Check Temperature and Pressure (T&P) Relief Valve:

Follow the instructions on the valve label to inspect the T&P relief valve. T&P relief valve will drip water if the water pressure is too high, or due to thermal expansion on a closed plumbing system. You will want to install a thermal expansion tank on your cold-water line. Ensure your water pressure is under control and install a thermal expansion tank before you replace a dripping T&P relief valve. 

Check & Control Water Pressure

Check your water pressure at the tank’s drain valve, a faucet, or a hose bib. If your water pressure is above the maximum code recommendation (80 psi), you will need to install a Pressure Reducing Valve (PRV). Water pressure is higher at nighttime, and lower during the day. If daytime water pressure is 60 psi or higher, your water pressure at night could be above 80 psi.
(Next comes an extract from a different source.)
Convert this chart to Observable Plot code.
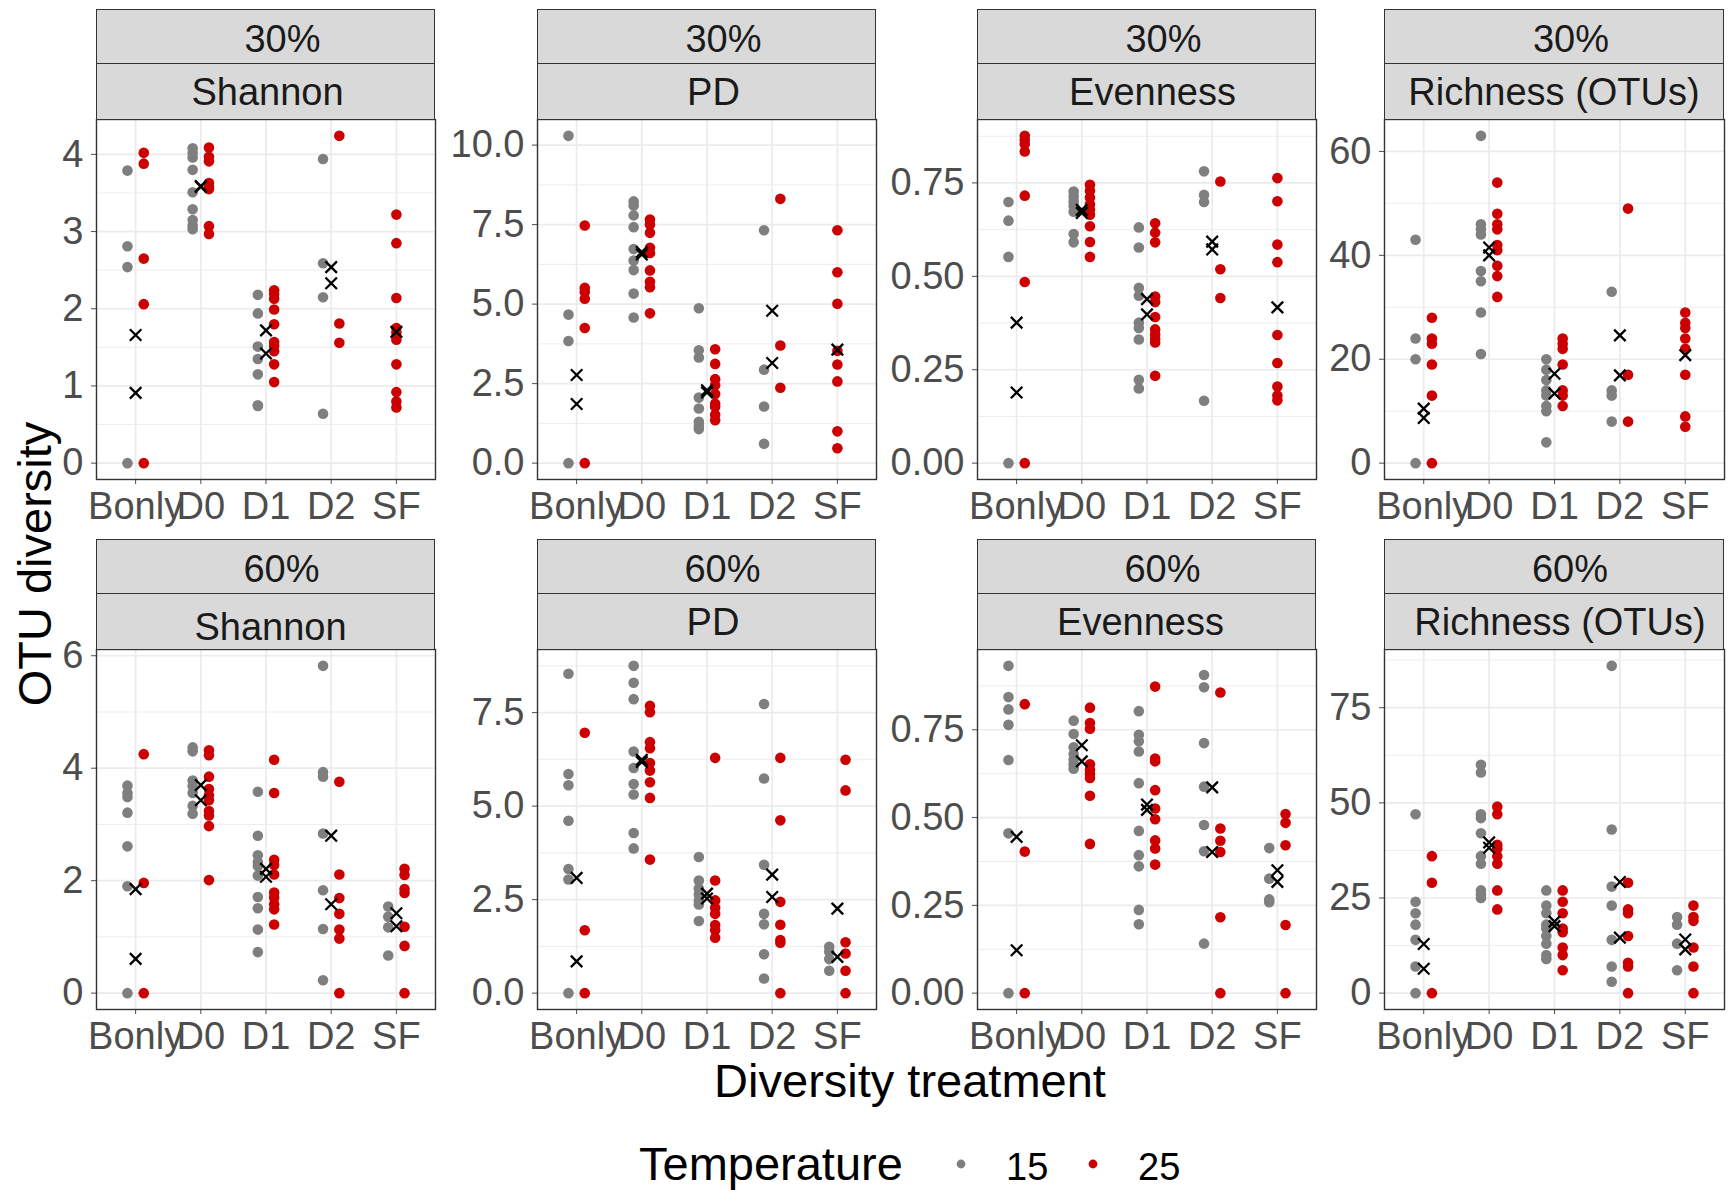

Most experts recommend setting your PRV to 50-60 psi to protect your appliances – high water pressure can damage water heaters, toilet valves, ice makers, dishwashers, and washing machines. If your T&P Valve is dripping, your water pressure is likely too high. See ‘control thermal expansion’.

Control Thermal Expansion

It is required by code to install a thermal expansion tank on a closed plumbing system. If you are on a closed plumbing system and do not have a thermal expansion tank installed, operating your water heater could result in damage to your unit as well as other appliances. Pressurize your expansion tank with air before installing on the cold-water line.  The air pressure used to pressurize your expansion tank should match your water pressure. 

Checking anode rods

The anode rod’s purpose is to protect your water heater’s tank from corrosion, and therefore help to extend the life of your unit. To check the anode rod, you will first want to turn off the power or gas to your unit. Next, turn off the cold-water supply and relieve the pressure in the water heater tank by opening the T&P relief valve. With a 2” cheater bar and impact wrench, remove the anode rod from the tank. If the anode rod is significantly depleted, replace it. You should check your anode rod at least every three years. If you live in a hard water area, check your anode rod annually. 

Flushing Your Water Heater Tank

Flushing your water heater tank is very important (especially for gas water heaters). To do this, first turn off the cold-water supply to your tank. Attach a garden hose to the drain valve and open it. Open the T&P relief valve to relieve some pressure and drain 2-3 gallons of water out of the tank. If the water is milky in colour, drain the entire tank. Once you have drained the desired amount of water, close the drain valve and open the cold-water supply valve. Open a hot water faucet somewhere in your home, and let the hot water run for 3 minutes to make sure all air is out of the tank before you turn the power back on (this is especially important for electric water heaters to ensure you do not dry-fire an element).

Check the ventilation 

To ensure your water heater is operating safely and efficiently, an unobstructed venting system is crucial. You will want to check for debris and obstructions in your venting annually on a standard atmospheric vented unit. To check if there is any obstruction in your venting, you will want to test for backdraft. To test for backdraft, you will need all windows and doors in the home closed, as well as all the exhaust fans turned on (bathrooms and kitchen). You should also turn on your dryer. These conditions will replicate every appliance being used at once. 

Ensure your furnace is turned down so it will not turn on during your backdraft test. Turn on a hot water faucet and run it for a few minutes to power on the hot water heater. Once the hot water heater is running you should be able to feel the air being sucked up through the ventilation. One way to check this is to light a match near the vent hood, if it is working properly the flame should be sucked toward the vent hood. If the flame goes out, it could mean you have an obstruction.

* If you are under a rental contract, please read through your contract before you attempt any of these maintenance tasks yourself.